Этот мужчина удивительно мил со мной (а еще заплатил не самые маленькие деньги за мой ужин с карпаччо из тунца и здешними огромными креветками), но мне не нравится, как он целуется, не нравится, как он прикасается ко мне. Он гладко выбрит; я понимаю, что все, чего я сейчас хочу, — это прижаться к бороде моего бывшего и вдохнуть ее запах. Его борода — она такая колючая и одновременно мягкая. Я начинаю реветь. Бесславный финал свидания, прямо скажем.

Короче, найди себе уже кого-нибудь с бородой, говорю я себе.
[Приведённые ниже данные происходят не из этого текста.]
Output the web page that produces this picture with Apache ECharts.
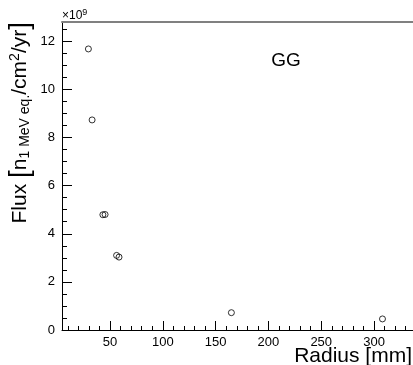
<!DOCTYPE html>
<html>
<head>
<meta charset="utf-8">
<script src="https://cdn.jsdelivr.net/npm/echarts@6/dist/echarts.min.js"></script>
<style>
html,body{margin:0;padding:0;background:#fff;}
#c{width:413px;height:365px;}
</style>
</head>
<body>
<div id="c"></div>
<script>
// Data (flux in units of 1e9)
var radius = [29.5, 33, 43.2, 45.3, 56.2, 58.5, 164.9, 308];
var flux   = [11.68, 8.73, 4.79, 4.80, 3.10, 3.03, 0.72, 0.46];
var xMajorTicks = [50, 100, 150, 200, 250, 300];
var xMinorTicks = [10,20,30,40,50,60,70,80,90,100,110,120,130,140,150,160,170,180,190,200,210,220,230,240,250,260,270,280,290,300,310,320,330];
var yMajorTicks = [0, 2, 4, 6, 8, 10, 12];
var yMinorTicks = [0.5,1,1.5,2,2.5,3,3.5,4,4.5,5,5.5,6,6.5,7,7.5,8,8.5,9,9.5,10,10.5,11,11.5,12,12.5];
var xRange = [4.5, 336.9];
var yRange = [0, 12.8];

var font = 'Liberation Sans, Arial, Helvetica, sans-serif';
var chart = echarts.init(document.getElementById('c'));
var pts = radius.map(function(r, i){ return [r, flux[i]]; });

chart.setOption({
  animation: false,
  backgroundColor: '#fff',
  grid: {left: 62, right: 0, top: 22, bottom: 35},
  xAxis: [
    {
      type: 'value', min: xRange[0], max: xRange[1], position: 'bottom',
      axisLine: {show: true, lineStyle: {color: '#000', width: 1}},
      axisTick: {show: true, inside: true, length: 9, customValues: xMajorTicks, lineStyle: {color: '#000'}},
      axisLabel: {show: true, customValues: xMajorTicks, margin: 6, color: '#000', fontSize: 13, fontFamily: font},
      splitLine: {show: false}
    },
    {
      type: 'value', min: xRange[0], max: xRange[1], position: 'bottom', gridIndex: 0,
      axisLine: {show: false},
      axisTick: {show: true, inside: true, length: 4, customValues: xMinorTicks, lineStyle: {color: '#000'}},
      axisLabel: {show: false},
      splitLine: {show: false}
    },
    {
      type: 'value', min: xRange[0], max: xRange[1], position: 'top',
      axisLine: {show: true, lineStyle: {color: '#808080', width: 2}},
      axisTick: {show: false}, axisLabel: {show: false}, splitLine: {show: false}
    }
  ],
  yAxis: [
    {
      type: 'value', min: yRange[0], max: yRange[1], position: 'left',
      axisLine: {show: true, lineStyle: {color: '#000', width: 1}},
      axisTick: {show: true, inside: true, length: 10, customValues: yMajorTicks, lineStyle: {color: '#000'}},
      axisLabel: {show: true, customValues: yMajorTicks, margin: 7, color: '#000', fontSize: 13, fontFamily: font},
      splitLine: {show: false}
    },
    {
      type: 'value', min: yRange[0], max: yRange[1], position: 'left',
      axisLine: {show: false},
      axisTick: {show: true, inside: true, length: 5, customValues: yMinorTicks, lineStyle: {color: '#000'}},
      axisLabel: {show: false},
      splitLine: {show: false}
    }
  ],
  series: [{
    type: 'scatter',
    xAxisIndex: 0, yAxisIndex: 0,
    data: pts,
    symbol: 'circle',
    symbolSize: 6,
    itemStyle: {color: 'rgba(255,255,255,0)', borderColor: '#000', borderWidth: 1}
  }],
  graphic: [
    {
      type: 'text', left: 62, top: 8,
      style: {
        text: '×10{s|9}', fill: '#000', font: '12px ' + font,
        rich: {s: {fontSize: 9, verticalAlign: 'top', padding: [0,0,6,0], fontFamily: font}}
      }
    },
    {
      type: 'text', x: 286, y: 61,
      style: {text: 'GG', fill: '#000', font: '19px ' + font, align: 'center', verticalAlign: 'middle'}
    },
    {
      type: 'text', x: 412, y: 367,
      style: {text: 'Radius [mm]', fill: '#000', font: '21px ' + font, align: 'right', verticalAlign: 'bottom'}
    },
    {
      type: 'text', x: 20, y: 22, rotation: Math.PI / 2,
      style: {
        text: '{m|Flux }{b|[}{m|n}{sub|1 MeV eq.}{m|/cm}{sup|2}{m|/yr}{b|]}',
        fill: '#000', align: 'right', verticalAlign: 'middle',
        rich: {
          m: {fontSize: 21, fontFamily: font, fill: '#000'},
          b: {fontSize: 28, fontFamily: font, fill: '#000'},
          sub: {fontSize: 14, fontFamily: font, fill: '#000', padding: [10,0,0,0]},
          sup: {fontSize: 14, fontFamily: font, fill: '#000', padding: [0,0,10,0]}
        }
      }
    }
  ]
});
</script>
</body>
</html>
Через два дня я наконец уезжаю на море. Моими соседями по уютному сидячему купе поезда Загреб – Риека оказываются рыжебородый хорват и два загорелых блондинистых шведа, тоже бородатых. Всю дорогу я представляю себе, как мы с ними могли бы поселиться вместе в маленьком домике у моря. Как мы ловили бы рыбу и плавали в прозрачной голубой воде. Ну и не только плавали бы (мой маленький рай до грехопадения!).

Я сижу в коротком платье, подняв ноги на сиденье напротив; трое молодых мужчин переглядываются. Я читаю и делаю вид, что ничего не замечаю. Солнце садится, а поезд спускается к морю; жарко, по бедру стекает струйка пота. Кажется, мое разбитое сердце стучит уже не так громко.

Где-то я слышала, что все матросы с «Титаника», кто выжил, снова вернулись на флот.